L'azzurro (non) come il giallorosso
“Pensare che è l'ultima volta che mi la sono tolto è qualcosa di doloroso, questa è una mia parentesi che finisce”: con queste parole Daniele De Rossi ha annunciato l’addio alla nazionale dopo 4818 giorni, 117 presenze (quarto all-time, dopo Gianluigi Buffon, Fabio Cannavaro e Paolo Maldini), 21 gol (dodicesimo nella graduatoria, miglior centrocampista di sempre), una Coppa del Mondo vinta con un rigore siglato in finale, un secondo posto europeo nel 2012 e un bronzo alla Confederations Cup 2013. Dall’Italia-Norvegia che apriva il percorso per il trionfo di Berlino all’Italia-Svezia (sempre una scandinava) che chiude la campagna iridata peggiore degli ultimi 60 anni, De Rossi ha unito praticamente tutti i CT che ha avuto: Lippi, Donadoni, Prandelli, Conte e Ventura non hanno quasi mai rinunciato al suo apporto, seguendo la sua evoluzione tattica avuta nel corso degli anni, da centrocampista con doti di inserimento (non a caso, segnò all’esordio a Palermo nel settembre 2004) a mediano più difensivo con alcune gare giocate anche da difensore centrale e una leadership nello spogliatoio di Coverciano cresciuta di pari passo con quella mostrata dentro le mura di Trigoria.

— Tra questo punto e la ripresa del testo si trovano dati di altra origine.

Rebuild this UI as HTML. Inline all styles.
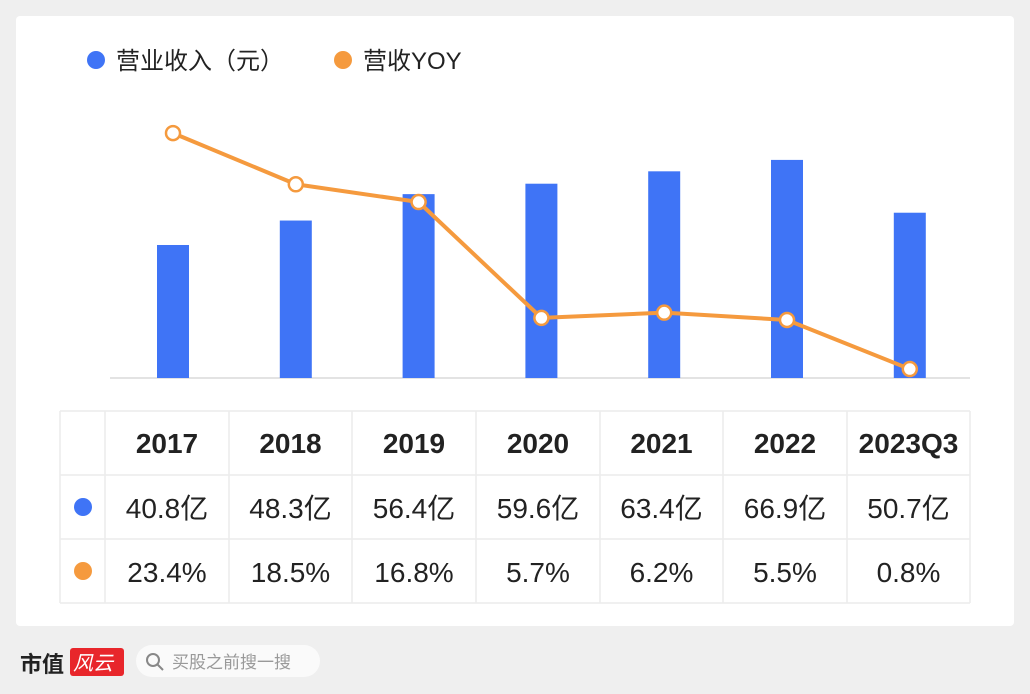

La nazionale italiana perde una colonna portante, finisce una storia durata oltre 13 anni che probabilmente sarebbe stata coronata dall’eredità della fascia di capitano da Buffon, un po’ come invece effettivamente accaduto alla Roma con Francesco Totti: De Rossi ha dichiarato di tenere all’Italia come alla Roma, il destino ha voluto che la parte giallorossa del suo cuore rimanesse un po’ più grande.